To effectively teach anatomy and practical skills, simulation models should become standard of the curricula [41, 42]. To maximize educational benefit when working with surgical simulation models, we recommend the following three principals:

  1. 1.

    Offer repetitive opportunities for training, so practical skills can be improved [41, 42]. The latter proofed true for the NANEP model (Fig. 6).

  2. 2.

    Ensure that the simulation model reflects a clinical need [41,42,43]. For this study, we selected umbilical hernia, since it is a frequent disease.

  3. 3.

    Give participants feedback [41, 42]. In our study, this was done using the CATLIVE platform, which automatically creates a sheet with feedback for participants.

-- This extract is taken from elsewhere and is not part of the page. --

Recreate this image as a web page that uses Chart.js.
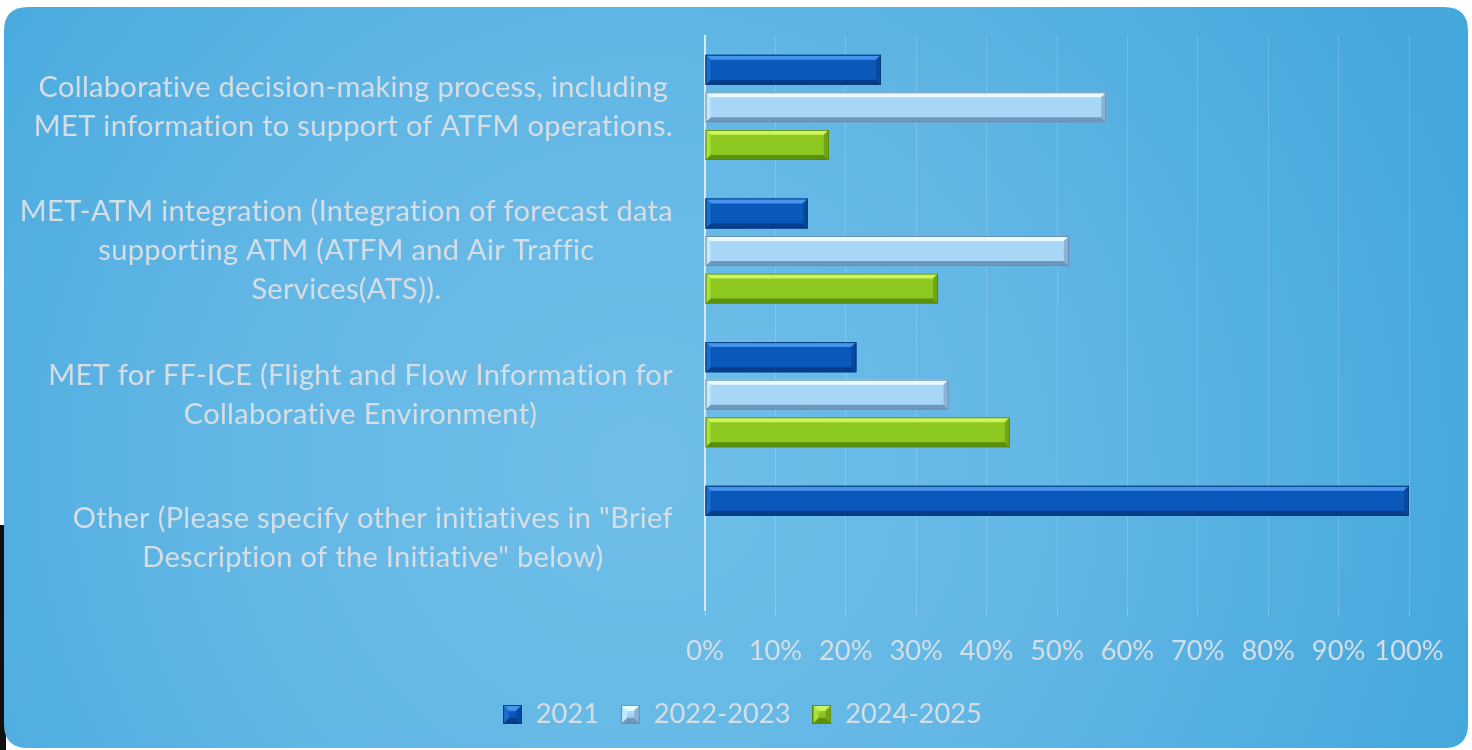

Furthermore, simulation-training programs can complement surgical training [22]. The paradox finding that experts did not reach the highest score and end-product quality dropped at the second attempt can be attributed in part to the Dunning-Kruger effect. The Dunning-Kruger effect describes a cognitive bias in which experts become too comfortable in their own skills and fail to readjust their performance. This may stress the need to use the model for simulation-training programs to complement surgical training [21]. Such programs are already successful: the London General Surgical Skills Program run at Imperial College London is obligatory for every surgeon in residency in London since 2009 and includes various simulation models, for open and laparoscopic procedures [44]. A similar program has been implemented in the USA. Since 2008, the Fundamentals of Laparoscopic Surgery-Program (FLS) training module of the American Board of Surgery (ABS) is compulsory for the ABS Certifying Examination for General Surgery [45].

Conclusion

This study is the first to present a surgical simulator for open preperitoneal mesh repair of an umbilical hernia. It supports evidence for the positive impact simulation models regarding the development of skills implemented at early stages of surgical residency. Whereas Idea, Development and Exploration were presented, Assessment and Long-Term Study require further research in terms of a curricula implementation and examination of patients’ outcomes.